The Southern Ute Indian Tribe reservation could see as many as 770 additional coal-bed methane wells in the next two decades as operators seek to extract the last remnants of the gas from the prolific Fruitland Formation.The additional wells, which would be drilled mostly from existing pads, would require an increase in density, from 160-acre spacing to 80-acre spacing.
Tribal Chairman Matthew Box said new drilling would occur at a moderate pace, with the benefits of future drilling being weighed cautiously.
"It is not our intent to run up to the 770 right away, possibly over a period of 20 years," he said in a phone interview Thursday.
Under the existing spacing, the reservation would see as many as 370 new coal-bed methane wells and about 270 conventional gas wells in the same time period. Currently, there are about 1,300 wells on the reservation.
The infill plans were the subject of a Draft Programmatic Environmental Assessment by the U.S. Bureau of Land Management. The document was released this week; public comments are being accepted on it for 30 days.

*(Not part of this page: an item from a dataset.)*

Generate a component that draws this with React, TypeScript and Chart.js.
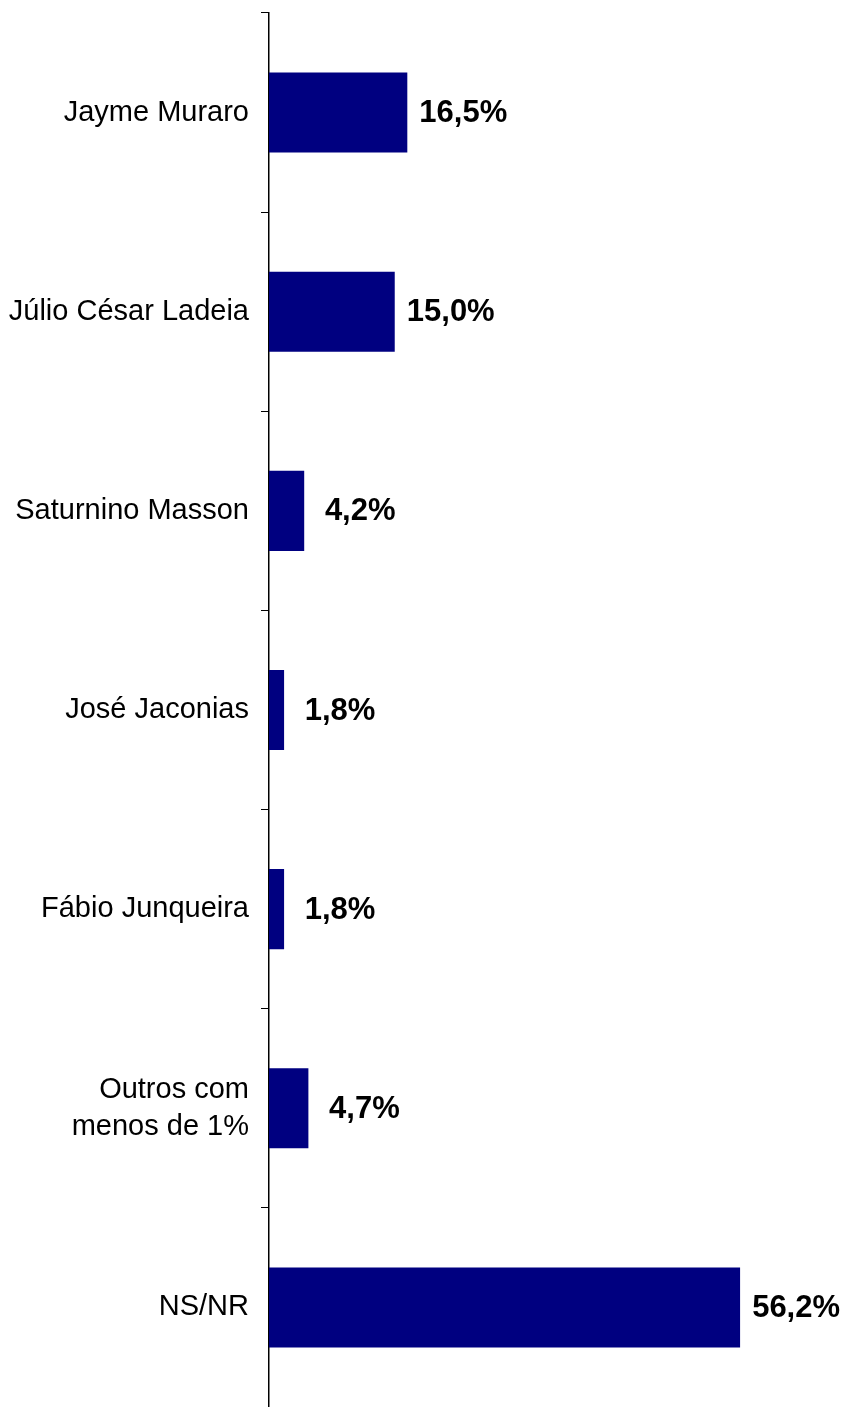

The BLM, the Bureau of Indian Affairs and the tribe share responsibility for regulating drilling.
Though the previous standard well spacing for the Fruitland Formation had been 160 acres, in the past several years, operators have sought tighter spacing to avoid production declines.
Coal-bed methane production began in earnest here in the early 1990s and peaked in about 2003. A report commissioned last year by La Plata County forecast revenue from gas companies' operations here would fall by nearly half in a decade, even with the hundreds of new wells.
The Colorado Oil and Gas Conservation Commission has approved various infill requests on nontribal land, and La Plata County has more than a dozen agreements with operators to address the surface impacts of the increased density.
An infill agreement the county struck last year with BP, La Plata County's biggest natural-gas producer, contemplated as many as 250 additional wells, which must be drilled on existing pads whenever possible.
The tribe risks losing its gas through adjacent drillers' holes if it does not keep pace.
"Ultimately, the nontribal land would end up getting a disproportionate share of the resources," said Tom Shipps, whose firm Maynes, Bradford, Shipps & Sheftel serves as general counsel for the tribe.
He said this would happen slowly over decades if there is not "an equalization of the wells that can be drilled."
The land involved in the BLM analysis consists of the western and central portions of the reservation.
Richard Rymerson, BLM minerals chief at the San Juan Public Lands Center, said more wells serve for getting more gas but not for getting it faster.
"An operator wants to drill as few wells as possible to recover the resource. Obviously, the more wells you drill the more expensive it is," he said.
The Tribal Council has approved infill drilling with requirements to mitigate the impacts, and Box on Thursday said the leadership was in agreement with the findings of the environmental assessment.
The tribe has taken steps recently to tighten air-quality regulation on the reservation, and Shipps said stricter emissions controls would be required of new facilities. He said the council has expressed support for also requiring existing facilities to make conversions to meet more rigorous standards.
Box emphasized the importance of public input, particularly from the tribal membership, during the comment period.
"The tribe always does an extensive review," he said.
Rymerson said the final assessment would be issued around July.